Over the past twelve months, Britain has navigated an increasingly toxic Brexit debate, the third general election in four years, and most recently, a response to the Covid-19 pandemic which has upended society, the economy, and the political agenda – and at times, further highlighted fundamental inequalities between London and the Northern region.

Now, with unemployment nationally at record highs, the Chancellor of the Exchequer warning of the possibility of an unparalleled recession post-Covid, and the Brexit transition date set to end in just 6 months’ time, there is a real danger that the wider public and business discourse on the accelerating positive changes needed for strong economy in the North will lose momentum and direction.

Our expert panel asks – in these uncertain and challenging times, what is the case for the devolution of economic powers to the UK regions? How can the different UK regions inspire, drive and retain economic growth now and for the future? And how can a post-Covid recovery, and post-Brexit realignment, ensure that investment, opportunities for businesses and jobs prospects can be enhanced beyond the South-East England, particularly for the North?


Nicky Chance-Thompson, DL

Nicky Chance-Thompson became a Trustee of the Piece Hall Trust in 2014 and took over as Chief Executive in April 2017. Nicky led the team to deliver a successful opening day on 1st August 2017 which attracted over 23,000 visitors and world media attention. Since opening, The Trust has achieved a record breaking 5,000,000 visitors, hosted the Antiques Roadshow and a high-profile visit by HRH The Prince of Wales. The Piece Hall has gone on to win a number of prestigious awards from RIBA and RICS and was included in Historic England’s top ten Industry, Trade & Commerce places that help tell A History of England in 100 Places. Prior to her involvement in the Trust, Nicky worked in the communications, music, retail and consultancy business for over 24 years. Nicky is the former Mayoress of Calderdale, was included on the coveted Northern Power Women Power List in 2018 and was named Yorkshire Businesswoman of the Year 2019.

Dr Steven McCabe

Steve has worked with organisations in both the private and public sectors in understanding how people are crucial when it comes to long-term development, innovation and creativity.
Steve is also a Senior Fellow of the University’s Centre for Brexit Studies, and regularly provides blogs and think pieces for the Centre. He has lectured at Birmingham City University since 1987, has authored three texts examining quality improvement techniques and produced numerous chapters in edited texts, conference papers and more.

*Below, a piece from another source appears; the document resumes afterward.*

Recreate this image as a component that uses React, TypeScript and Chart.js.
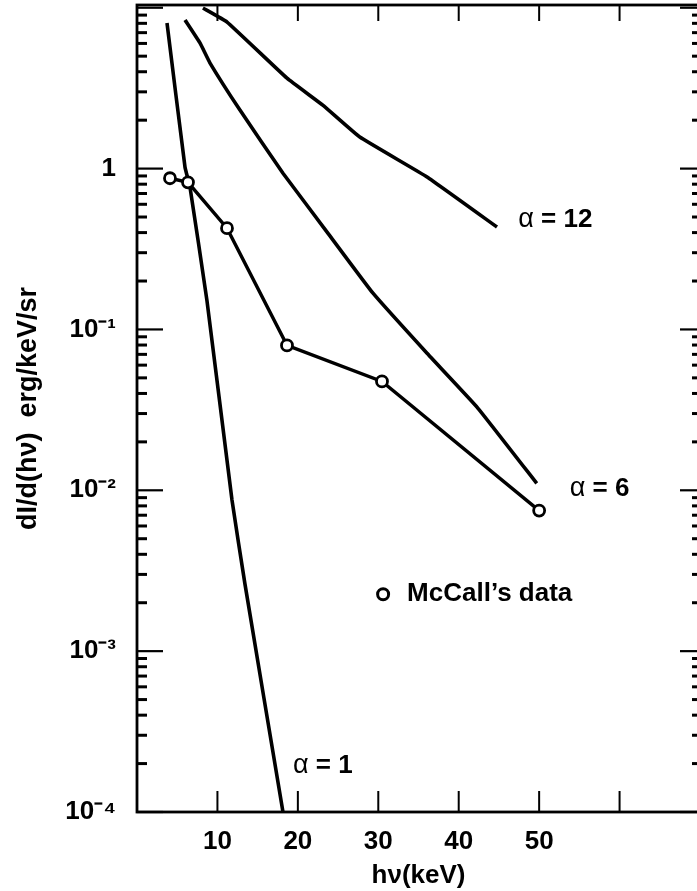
import React, { useEffect, useRef } from "react";
import { Chart, registerables } from "chart.js";
Chart.register(...registerables);

// ---- data ----
const xTickValues = [10, 20, 30, 40, 50, 60];
const xTickLabels = ["10", "20", "30", "40", "50", ""];
const yTickValues = [1e-4, 1e-3, 1e-2, 1e-1, 1];
const yTickLabels = ["10⁻⁴", "10⁻³", "10⁻²", "10⁻¹", "1"];

const alpha1X = [3.73, 5.97, 6.59, 8.7, 11.81, 13.43, 18.15];
const alpha1Y = [8.04, 1.02, 0.766, 0.151, 0.0087, 0.0026, 0.0001];

const alpha6X = [5.97, 7.83, 9.08, 12.8, 18.15, 23.75, 29.34, 36.06, 42.3, 49.7];
const alpha6Y = [8.39, 6.04, 4.53, 2.31, 0.936, 0.396, 0.168, 0.0711, 0.0328, 0.01104];

const alpha12X = [8.2, 11.2, 18.65, 23.1, 27.7, 36.06, 44.76];
const alpha12Y = [9.96, 8.15, 3.65, 2.48, 1.57, 0.887, 0.433];

const mccallX = [4.1, 6.34, 11.19, 18.65, 30.46, 50.0];
const mccallY = [0.871, 0.822, 0.426, 0.0796, 0.0475, 0.00748];

const curveLabels = [
  { num: "12", x: 47.4, y: 0.48 },
  { num: "6", x: 53.8, y: 0.0102 },
  { num: "1", x: 19.4, y: 0.000195 },
];
const legendText = "McCall’s data";
const legendPos = { x: 30.6, y: 0.00226 };

const FONT = "'Liberation Sans', Arial, Helvetica, sans-serif";
const X_MIN = 0;
const X_MAX = 70;
const Y_MIN = 1e-4;
const Y_MAX = 10.4;

const pts = (xs: number[], ys: number[]) => xs.map((x, i) => ({ x, y: ys[i] }));

const zeroPad = (s: any) => {
  s.paddingTop = 0;
  s.paddingBottom = 0;
  s.paddingLeft = 0;
  s.paddingRight = 0;
};

const framePlugin = {
  id: "frame",
  afterDatasetsDraw(chart: any) {
    const { ctx, chartArea, scales } = chart;
    const { left, right, top, bottom } = chartArea;
    const xs = scales.x;
    const ys = scales.y;
    ctx.save();
    ctx.strokeStyle = "#000";
    ctx.lineCap = "butt";
    ctx.lineWidth = 2.8;
    ctx.strokeRect(left, top, right - left, bottom - top);
    const line = (x1: number, y1: number, x2: number, y2: number) => {
      ctx.beginPath();
      ctx.moveTo(x1, y1);
      ctx.lineTo(x2, y2);
      ctx.stroke();
    };
    ctx.lineWidth = 2;
    for (const v of xTickValues) {
      const px = xs.getPixelForValue(v);
      line(px, bottom, px, bottom - 21);
      line(px, top, px, top + 16);
    }
    for (let e = -4; e <= 1; e++) {
      for (let m = 1; m <= 9; m++) {
        const v = m * Math.pow(10, e);
        if (v < Y_MIN * 0.999 || v > Y_MAX) continue;
        const py = ys.getPixelForValue(v);
        const major = m === 1;
        ctx.lineWidth = major ? 2.2 : 3;
        line(left, py, left + (major ? 26 : 10), py);
        line(right, py, right - (major ? 20 : 8), py);
      }
    }
    // curve labels
    ctx.fillStyle = "#000";
    ctx.textBaseline = "middle";
    ctx.textAlign = "left";
    for (const c of curveLabels) {
      const px = xs.getPixelForValue(c.x);
      const py = ys.getPixelForValue(c.y);
      ctx.font = `400 27px ${FONT}`;
      ctx.fillText("α", px, py);
      const w = ctx.measureText("α").width;
      ctx.font = `bold 26px ${FONT}`;
      ctx.fillText(" = " + c.num, px + w, py);
    }
    // legend
    const lx = xs.getPixelForValue(legendPos.x);
    const ly = ys.getPixelForValue(legendPos.y);
    ctx.lineWidth = 3;
    ctx.beginPath();
    ctx.arc(lx, ly, 5.5, 0, Math.PI * 2);
    ctx.fillStyle = "#fff";
    ctx.fill();
    ctx.stroke();
    ctx.fillStyle = "#000";
    ctx.font = `bold 26px ${FONT}`;
    ctx.fillText(legendText, lx + 24, ly);
    ctx.restore();
  },
};

export default function App() {
  const ref = useRef<HTMLCanvasElement | null>(null);
  useEffect(() => {
    document.body.style.margin = "0";
    const canvas = ref.current;
    if (!canvas) return;
    const lineDs = (data: any[]) => ({
      data,
      borderColor: "#000",
      borderWidth: 3.6,
      pointRadius: 0,
      tension: 0.1,
      fill: false,
      order: 1,
    });
    const chart = new Chart(canvas, {
      type: "line",
      data: {
        datasets: [
          {
            label: legendText,
            data: pts(mccallX, mccallY),
            borderColor: "#000",
            borderWidth: 3.4,
            pointRadius: 5.5,
            pointBorderWidth: 2.8,
            pointBackgroundColor: "#fff",
            pointBorderColor: "#000",
            tension: 0,
            fill: false,
            order: 0,
          } as any,
          { label: "α = 1", ...lineDs(pts(alpha1X, alpha1Y)) },
          { label: "α = 6", ...lineDs(pts(alpha6X, alpha6Y)) },
          { label: "α = 12", ...lineDs(pts(alpha12X, alpha12Y)) },
        ],
      },
      options: {
        animation: false,
        responsive: false,
        maintainAspectRatio: false,
        layout: { autoPadding: false, padding: { left: 0, right: 0, top: 5, bottom: 0 } },
        plugins: { legend: { display: false }, tooltip: { enabled: false } },
        scales: {
          x: {
            type: "linear",
            min: X_MIN,
            max: X_MAX,
            afterBuildTicks: (s: any) => {
              s.ticks = xTickValues.map((v) => ({ value: v }));
            },
            afterFit: (s: any) => {
              s.height = 79;
              zeroPad(s);
            },
            grid: { display: false, drawTicks: false },
            border: { display: false },
            ticks: {
              autoSkip: false,
              maxRotation: 0,
              padding: 14,
              color: "#000",
              font: { family: FONT, size: 26, weight: "bold" },
              callback: (v: any) => {
                const i = xTickValues.indexOf(Number(v));
                return i >= 0 ? xTickLabels[i] : "";
              },
            },
            title: {
              display: true,
              text: "hν(keV)",
              color: "#000",
              font: { family: FONT, size: 26, weight: "bold" },
              padding: { top: 0, bottom: 0 },
            },
          },
          y: {
            type: "logarithmic",
            min: Y_MIN,
            max: Y_MAX,
            afterBuildTicks: (s: any) => {
              s.ticks = yTickValues.map((v) => ({ value: v }));
            },
            afterFit: (s: any) => {
              s.width = 137;
              zeroPad(s);
            },
            grid: { display: false, drawTicks: false },
            border: { display: false },
            ticks: {
              autoSkip: false,
              padding: 21,
              color: "#000",
              font: { family: FONT, size: 26, weight: "bold" },
              callback: (v: any) => {
                const i = yTickValues.indexOf(Number(v));
                return i >= 0 ? yTickLabels[i] : "";
              },
            },
            title: {
              display: true,
              text: "dI/d(hν)  erg/keV/sr",
              color: "#000",
              font: { family: FONT, size: 27, weight: "bold" },
              padding: { top: 12, bottom: 0 },
            },
          },
        },
      },
      plugins: [framePlugin],
    } as any);
    return () => chart.destroy();
  }, []);
  return (
    <div style={{ position: "fixed", left: 0, top: 0, width: 697, height: 891, overflow: "hidden", background: "#fff" }}>
      <canvas ref={ref} width={700} height={891} style={{ display: "block" }} />
    </div>
  );
}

His forthcoming book English Regions After Brexit will be published by Bitesize.

Henri Murison

Henri was appointed as the first permanent Director of the Northern Powerhouse Partnership (NPP), which has been established by business and civic leaders across the North to drive our economy and is chaired by George Osborne. During the last decade, he has held senior public policy roles in both the public and private sectors across the North of England. He served as Cabinet member for Quality of Life at Newcastle City Council, leading on key issues including transport, planning and the environment. He also worked as Research Director at the Office of the Police & Crime Commissioner for West Yorkshire and, most recently, led on Public Affairs at the Yorkshire Building Society, focusing on issues such as devolution in Yorkshire, housing and transport.

We are thrilled to host this exciting event, in partnership with the Emerald Foundation, which forms part of the Emerald Group Publishing Great Debates Series.


About The Host

Syima Aslam

Syima Aslam is the founder and Director of Bradford Literature Festival, which she established in 2014. In just five years the festival has grown to a 10 day literary and cultural celebration, welcoming 70,000 visitors to Bradford annually.

Under Syima’s directorship, BLF has made a significant impact on the country’s literary landscape, hailed as ‘one of the most innovative and inspirational festivals in the UK’, bringing together literature from all genres, promoting intercultural fluency, providing a platform for marginalised voices, and reflecting the changing face of contemporary Britain through a programme which celebrates diversity, empathy and artistic excellence.